The idea of the PhD Project was that if a school could diversify its faculty – those teaching at the front of the classroom – then it would attract diversity within its student body.

Brown-Liburd, who is an accounting professor at Rutgers Business School, has influenced the accounting field through her research, but she is also someone many students seek out as a role model and adviser.

Stephanie Mason, an accounting professor at DePaul, sought the advice of Robinson before she came to Rutgers. When she started in the Ph.D. program at Rutgers, Brown-Liburd became her mentor.

Mason had spent 12 years at J.P. Morgan Chase before she decided to pursue a doctoral and teach. She said Brown-Liburd helped her to learn humility, helped her to prioritize. The two women became – and remain – research partners. "She’s like a big sister who I’ve looked to for advice along the whole journey," Mason said.

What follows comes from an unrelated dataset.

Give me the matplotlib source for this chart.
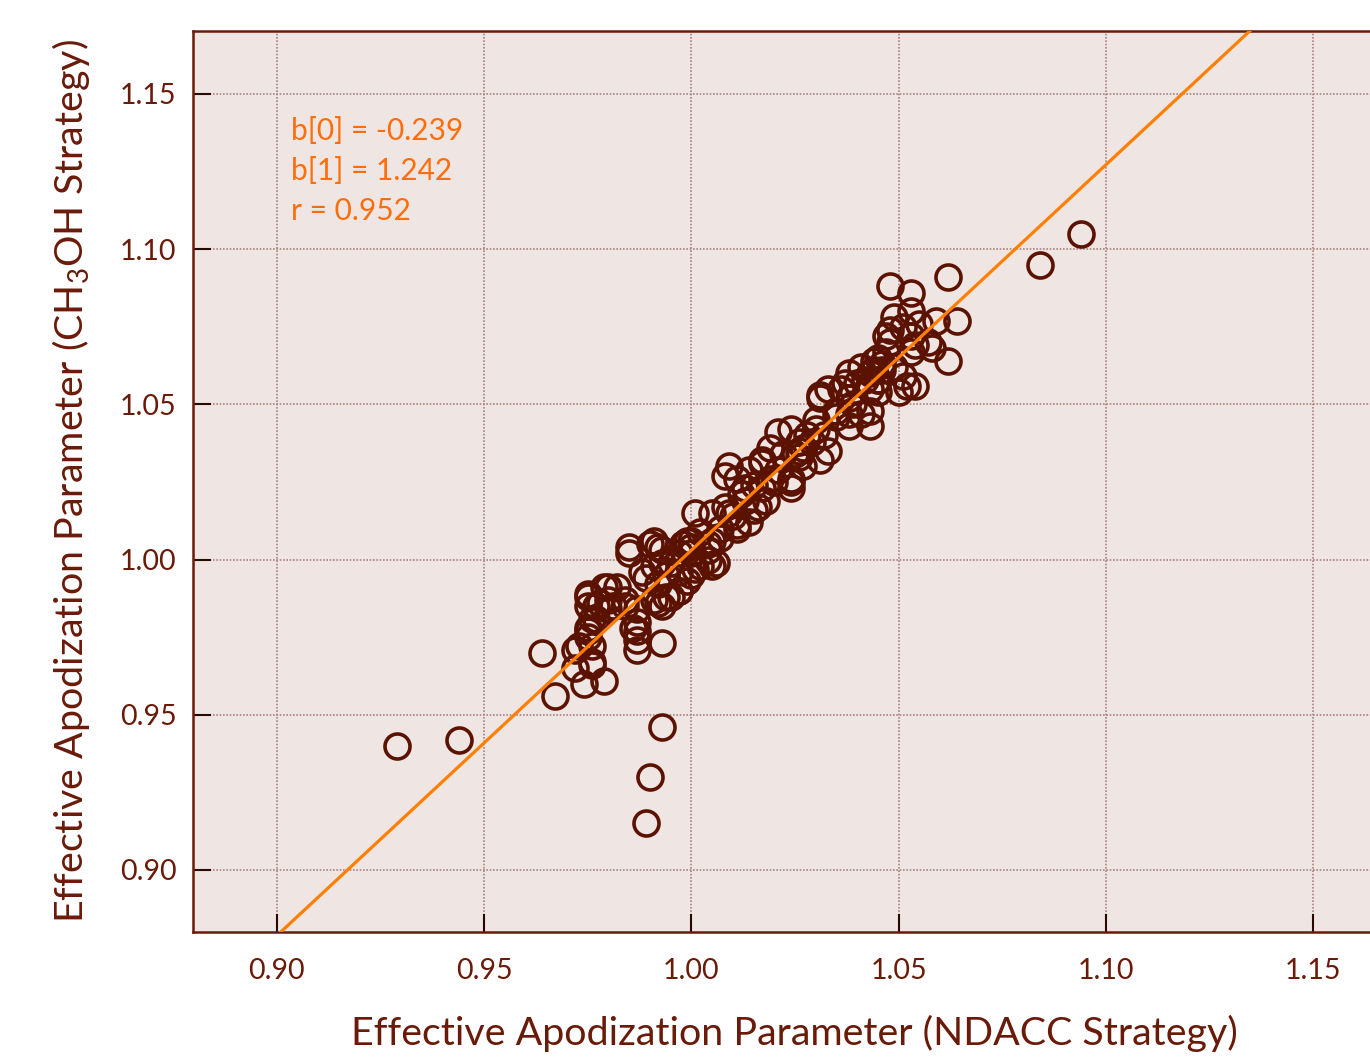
import matplotlib
matplotlib.use("Agg")
import matplotlib.pyplot as plt
import numpy as np

plt.rcParams['font.family'] = ['Lato', 'DejaVu Sans']
plt.rcParams['mathtext.fontset'] = 'custom'
plt.rcParams['mathtext.rm'] = 'Lato'
plt.rcParams['mathtext.it'] = 'Lato:italic'

# NDACC strategy (x) vs CH3OH strategy (y) effective apodization parameter
x_ndacc = [
    0.929, 0.944, 0.964, 0.967, 0.989, 0.990, 0.993, 0.993, 1.084, 1.094, 1.062,
    0.972, 0.972, 0.974, 0.979, 0.976, 0.976, 0.975, 0.976, 0.975, 0.979, 0.980,
    0.982, 0.977, 0.980, 0.984, 0.985, 0.985, 0.987, 0.987, 0.987, 0.987, 0.991,
    0.992, 0.988, 0.989, 0.991, 0.993, 0.992, 0.994, 0.991, 0.993, 0.995, 0.997,
    0.999, 0.997, 0.998, 1.000, 1.002, 1.004, 1.006, 1.001, 1.005, 1.009, 1.011,
    1.015, 1.007, 1.000,
    1.008, 1.009, 1.011, 1.013, 1.014, 1.017, 1.016, 1.014, 1.011, 1.007, 1.005,
    1.004, 1.005, 0.999, 1.020, 1.024, 1.021, 1.019, 1.025, 1.018, 1.010,
    1.021, 1.024, 1.026, 1.028, 1.030, 1.033, 1.031, 1.027, 1.024, 1.019, 1.017,
    1.024, 1.031, 1.033, 1.038, 1.038, 1.043, 1.043, 1.041, 1.035, 1.045,
    1.038, 1.031, 1.036, 1.038, 1.041, 1.044, 1.047, 1.048, 1.050, 1.045, 1.040,
    1.043,
    1.048, 1.053, 1.053, 1.049, 1.059, 1.064, 1.055, 1.051, 1.048, 1.047, 1.053,
    1.057, 1.054, 1.058, 1.062, 1.053, 1.045, 1.046, 1.051, 1.054, 1.052, 1.045,
    1.043,
    0.990, 0.993, 0.995, 0.997, 1.000, 1.002, 0.975, 0.980, 0.975, 0.978, 0.981,
    0.984, 0.987, 0.992, 0.994, 0.997, 0.975, 0.975, 0.973, 0.977, 0.986, 0.976,
    1.000, 1.001, 1.004,
    1.030, 1.026, 1.017, 1.013, 1.008,
    1.022, 1.027, 1.029, 1.032, 1.035, 1.039, 1.042, 1.044, 1.046, 1.015, 1.012,
    1.026, 1.037, 1.049,
]
y_ch3oh = [
    0.940, 0.942, 0.970, 0.956, 0.915, 0.930, 0.946, 0.973, 1.095, 1.105, 1.091,
    0.971, 0.965, 0.960, 0.961, 0.966, 0.972, 0.977, 0.981, 0.988, 0.991, 0.987,
    0.991, 0.985, 0.984, 0.985, 1.004, 1.002, 0.980, 0.977, 0.974, 0.971, 1.006,
    1.004, 0.996, 0.994, 0.998, 0.999, 0.992, 0.995, 0.987, 0.985, 0.988, 0.990,
    0.993, 0.996, 1.005, 1.006, 0.998, 1.000, 0.999, 1.015, 1.015, 1.015, 1.011,
    1.016, 1.007, 1.002,
    1.017, 1.030, 1.026, 1.023, 1.029, 1.032, 1.017, 1.012, 1.010, 1.010, 1.006,
    1.003, 0.998, 1.006, 1.025, 1.025, 1.029, 1.036, 1.034, 1.019, 1.014,
    1.041, 1.042, 1.038, 1.040, 1.042, 1.035, 1.032, 1.030, 1.026, 1.026, 1.031,
    1.023, 1.052, 1.055, 1.052, 1.043, 1.043, 1.048, 1.047, 1.046, 1.054,
    1.047, 1.053, 1.055, 1.060, 1.062, 1.064, 1.067, 1.070, 1.054, 1.058, 1.057,
    1.055,
    1.088, 1.086, 1.080, 1.078, 1.077, 1.077, 1.076, 1.075, 1.074, 1.072, 1.072,
    1.070, 1.069, 1.068, 1.064, 1.067, 1.065, 1.061, 1.059, 1.056, 1.056, 1.058,
    1.060,
    1.005, 1.003, 0.999, 1.002, 1.004, 1.009, 0.989, 0.991, 0.985, 0.986, 0.985,
    0.987, 0.984, 0.986, 0.988, 0.990, 0.978, 0.975, 0.972, 0.981, 0.978, 0.967,
    0.995, 0.997, 1.005,
    1.045, 1.035, 1.023, 1.019, 1.027,
    1.034, 1.036, 1.038, 1.040, 1.048, 1.050, 1.058, 1.061, 1.063, 1.024, 1.021,
    1.033, 1.057, 1.062,
]

b0 = -0.239
b1 = 1.242
r_val = 0.952

x_ticks = [0.90, 0.95, 1.00, 1.05, 1.10, 1.15]
y_ticks = [0.90, 0.95, 1.00, 1.05, 1.10, 1.15]
xlim = (0.8798, 1.1637)
ylim = (0.8800, 1.1703)

brown = '#5C1200'
label_col = '#6A1A08'
orange = '#FF8000'
bg = '#EFE5E3'

fig = plt.figure(figsize=(13.7, 10.61), dpi=100)
ax = fig.add_axes([0.1409, 0.1216, 0.8591, 0.8492])
ax.set_facecolor(bg)

ax.set_xlim(*xlim)
ax.set_ylim(*ylim)
ax.set_xticks(x_ticks)
ax.set_yticks(y_ticks)
ax.set_xticklabels([f'{v:.2f}' for v in x_ticks])
ax.set_yticklabels([f'{v:.2f}' for v in y_ticks])

ax.grid(True, color='#A88480', linestyle=(0, (1, 1)), linewidth=1.2)
ax.set_axisbelow(True)

ax.plot(x_ndacc, y_ch3oh, linestyle='none', marker='o', markersize=18,
        markerfacecolor='none', markeredgecolor=brown, markeredgewidth=2.6,
        zorder=3)

xl = np.array(xlim)
ax.plot(xl, b0 + b1 * xl, color=orange, linewidth=2.3, zorder=4)

ax.text(0.0833, 0.905, f'b[0] = {b0:.3f}\nb[1] = {b1:.3f}\nr = {r_val:.3f}',
        transform=ax.transAxes, color='#FF6E0A', fontsize=21.5,
        va='top', ha='left', linespacing=1.53)

for s in ['left', 'bottom', 'top']:
    ax.spines[s].set_color(label_col)
    ax.spines[s].set_linewidth(1.8)
ax.spines['right'].set_visible(False)

ax.tick_params(axis='both', direction='in', length=13, width=1.5,
               color='#2A0A00', labelcolor=label_col, labelsize=20.5)
ax.tick_params(axis='x', pad=19)
ax.tick_params(axis='y', pad=12)
ax.tick_params(top=False, right=False)

ax.set_xlabel('Effective Apodization Parameter (NDACC Strategy)',
              fontsize=28.4, color=label_col, labelpad=22)
ax.xaxis.label.set_x(0.511)
ax.set_ylabel(r'Effective Apodization Parameter (CH$_3$OH Strategy)',
              fontsize=28.4, color=label_col, labelpad=20)

fig.savefig('out.png', dpi=100)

Mason said schools like Rutgers and DePaul embody the goals that drive the PhD Project’s work. "They encourage people to flourish academically, and they can because they can just be who they are."

That's been the experience for Aziza Jones, a current Ph.D. student at Rutgers. When she was an undergraduate attending business school for marketing in Wisconsin, Jones said she was often the only black student in her classes. There were not many professors of color either, she said.

She learned about the PhD Project from a former professor about two years after college graduation when she was looking to move on from a marketing job with a small company."I was really fortunate," she said. "Some people don’t find out about it."

Aziza Jones is a current Ph.D. student at Rutgers Business School.
Aziza Jones is a current Ph.D. student at Rutgers Business School.

Jones said the diversity that is part of Rutgers makes her feel part of a "protected environment" where she can focus and be more confident.  "I don’t have to worry about how I’m presenting myself as a black person only how I’m presenting myself as a scholar," she said. "It took a weight off my shoulders and I can focus on being an academic." The Ph.D. program at Rutgers Business School is also considered one of the most diverse in the nation.

All students benefit when a faculty is diverse, ogilvie said. One of her students, who was originally from Australia, told her she changed his perception of African-American women. "We do have an impact beyond just minority students," she said.

For many professors like Robinson and Brown, the PhD Project represents more than just a path to a new career. It gave them a chance to make a difference and bring a different perspective to industry research and the classroom.

Brown grew up amid the diversity of New York City. She graduated from Baruch College where she had just one professor of color. "There was not one professor who had an impact on my career," she said. "I don’t think that should be the college experience. I want to be that to my students."

Robinson echoes that desire. "There are few places in the experience of people growing up where we can make some impact on young people," he said. "The university classroom is one of them."

"What we talk about, the speakers I bring in, and the cases I use are going to be different based on my experience," he said. "The diversity helps everybody in the classroom."